Our-approach-is-based-on-moral-development-Feature

Our Approach is Based on Moral Development

“Our approach is based on moral development. This is not a church thing. It is an internal feeling that we develop over time about what is good, who we are, and why we are on this earth. It is an inner change, a change of the heart. It is what most children learn early in their life about feeling safe and loved. It is what many of us have to re-learn when we are crushed by life’s sorrows.

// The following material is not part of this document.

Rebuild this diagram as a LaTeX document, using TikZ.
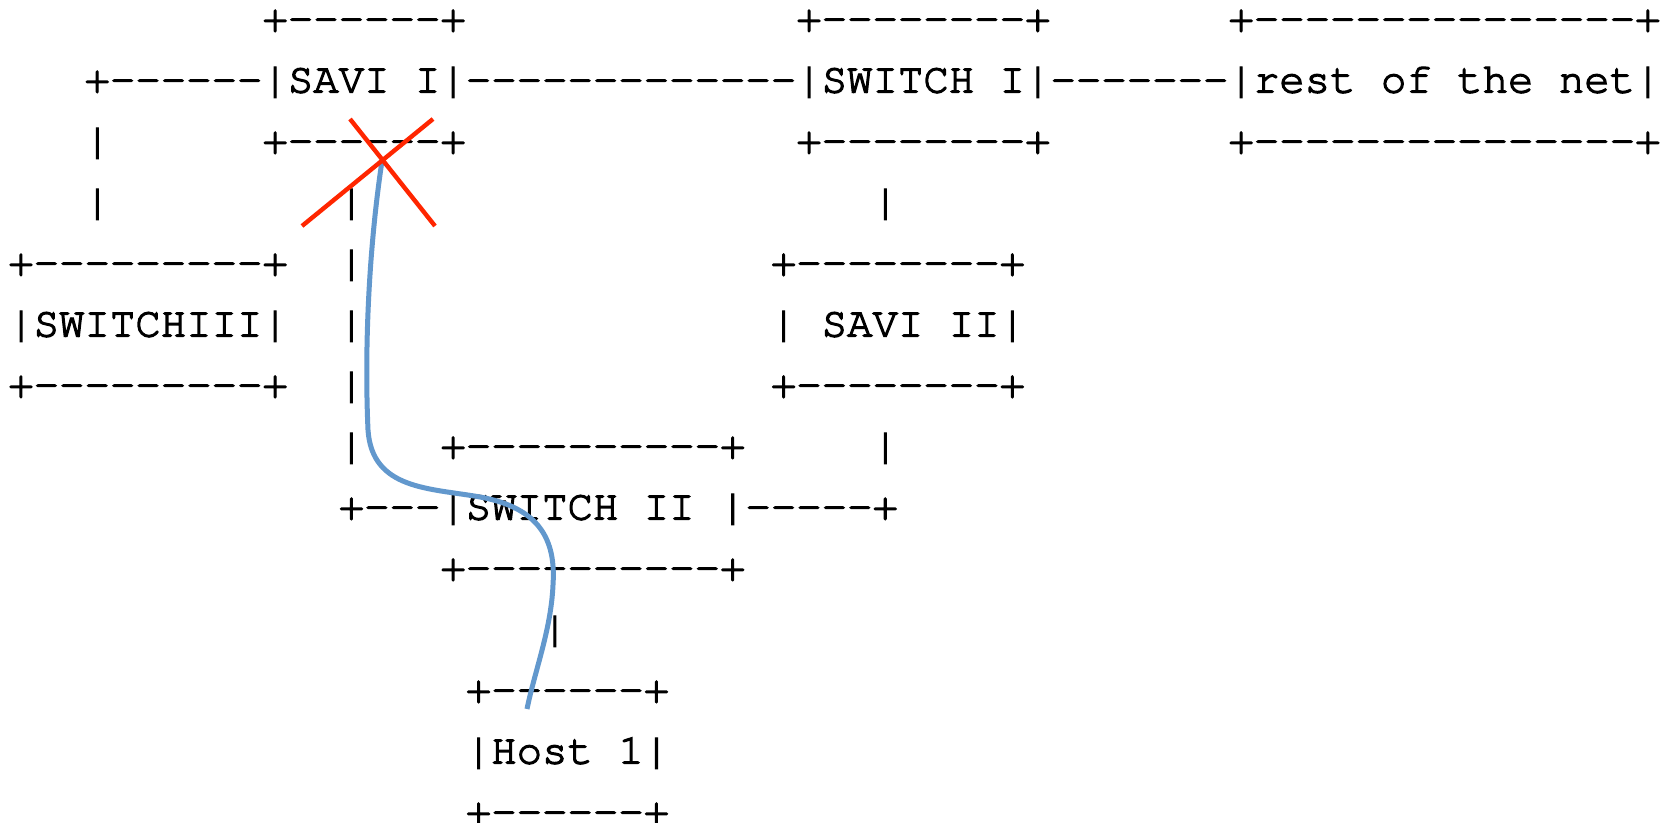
\documentclass[tikz,border=0pt]{standalone}
\usepackage{fontspec}
\setmonofont{texgyrecursor-regular.otf}[FakeBold=3]
\definecolor{xred}{RGB}{255,38,0}
\definecolor{pathblue}{RGB}{98,152,205}
\tikzset{
  asc/.style={anchor=base west, inner sep=0pt, outer sep=0pt,
    font=\ttfamily\fontsize{21.18pt}{25pt}\selectfont, text=black},
  cross/.style={draw=xred, line width=2.2pt},
  route/.style={draw=pathblue, line width=2.5pt},
}
\newcommand\ascii[4]{\node[asc] (#1) at ({8.29+25.42*#2},{31.5+61*(#3-1)}) {#4};}
\begin{document}
\begin{tikzpicture}[x={(0.5pt,0)}, y={(0,-0.5pt)}]
\fill[white] (0,0) rectangle (1664,823);
\useasboundingbox (0,0) rectangle (1664,823);
% line 1
\ascii{t1a}{10}{1}{+------+}
\ascii{t1b}{31}{1}{+--------+}
\ascii{t1c}{48}{1}{+---------------+}
% line 2
\ascii{l2a}{3}{2}{+------}
\ascii{savi1}{10}{2}{|SAVI I|}
\ascii{l2b}{18}{2}{-------------}
\ascii{switch1}{31}{2}{|SWITCH I|}
\ascii{l2c}{41}{2}{-------}
\ascii{rest}{48}{2}{|rest of the net|}
% line 3
\ascii{l3a}{3}{3}{|}
\ascii{b3a}{10}{3}{+------+}
\ascii{b3b}{31}{3}{+--------+}
\ascii{b3c}{48}{3}{+---------------+}
% line 4
\ascii{l4a}{3}{4}{|}
\ascii{l4b}{13}{4}{|}
\ascii{l4c}{34}{4}{|}
% line 5
\ascii{t5a}{0}{5}{+---------+}
\ascii{l5b}{13}{5}{|}
\ascii{t5c}{30}{5}{+--------+}
% line 6
\ascii{switch3}{0}{6}{|SWITCHIII|}
\ascii{l6b}{13}{6}{|}
\ascii{savi2}{30}{6}{| SAVI II|}
% line 7
\ascii{b7a}{0}{7}{+---------+}
\ascii{l7b}{13}{7}{|}
\ascii{b7c}{30}{7}{+--------+}
% line 8
\ascii{l8a}{13}{8}{|}
\ascii{t8b}{17}{8}{+----------+}
\ascii{l8c}{34}{8}{|}
% line 9
\ascii{l9a}{13}{9}{+---}
\ascii{switch2}{17}{9}{|SWITCH II |}
\ascii{l9b}{29}{9}{-----+}
% line 10-14
\ascii{b10}{17}{10}{+----------+}
\ascii{l11}{21}{11}{|}
\ascii{t12}{18}{12}{+------+}
\ascii{host}{18}{13}{|Host 1|}
\ascii{b14}{18}{14}{+------+}
% blue path
\draw[route] (382,161) .. controls (370,240) and (364,340) .. (368,430)
  .. controls (372,490) and (430,488) .. (480,497)
  .. controls (540,508) and (556,540) .. (553,585)
  .. controls (551,630) and (535,670) .. (527,709);
% red cross
\draw[cross] (302,226) -- (433,119);
\draw[cross] (350,119) -- (435,226);
\end{tikzpicture}
\end{document}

So, we have to develop an understanding of basic moral values and teach these in an authoritative manner, not coming down on the person, but patiently and repeatedly teaching them. Morality is the way we feel and view our role in life. It is made up of our basic beliefs that are learned through our own life-experiences and ongoing reflection on our place in the world. It is formed deep down in our memories over time and with many experiences. Morality is on the fringe of our consciousness. We often do not have to stop and think, “Should I do this or not do that?” Our life-decisions come out of deep, deep memories. A spirit of gentleness focuses on teaching deep moral memories to people whose hearts are broken. Our primary strategy is repeated acts of love.

The first moral rule is found in a feeling of companionship– safe, loved, loving, and engaged. We know, without even thinking about it, that we need to feel safe and loved on this earth. We gravitate toward those who fulfill this sense and move away from those who make us fearful. Yet, many people whom we support are filled with fear of themselves and of others. We look for meaning in our lives and find it in our relationships with others other family, our children, our friends. Many whom we serve do not have this type of meaning.

The second is found in community– the goodness of being with others, engagement with others, and reaching out to others, and a sense of connectedness with others. It is a feeling of being collectively safe, loved, loving, and engaged. It moves from a singular relationship with the caregiver to a collective relationship with a circle of friends.

Companionship and community occur in a spiral. The initial relationship is at the center, but slowly spins outward to others. Everyone needs the feeling of being safe and loved to also feel loving and engaged. This evolves with one person, then two, then many.”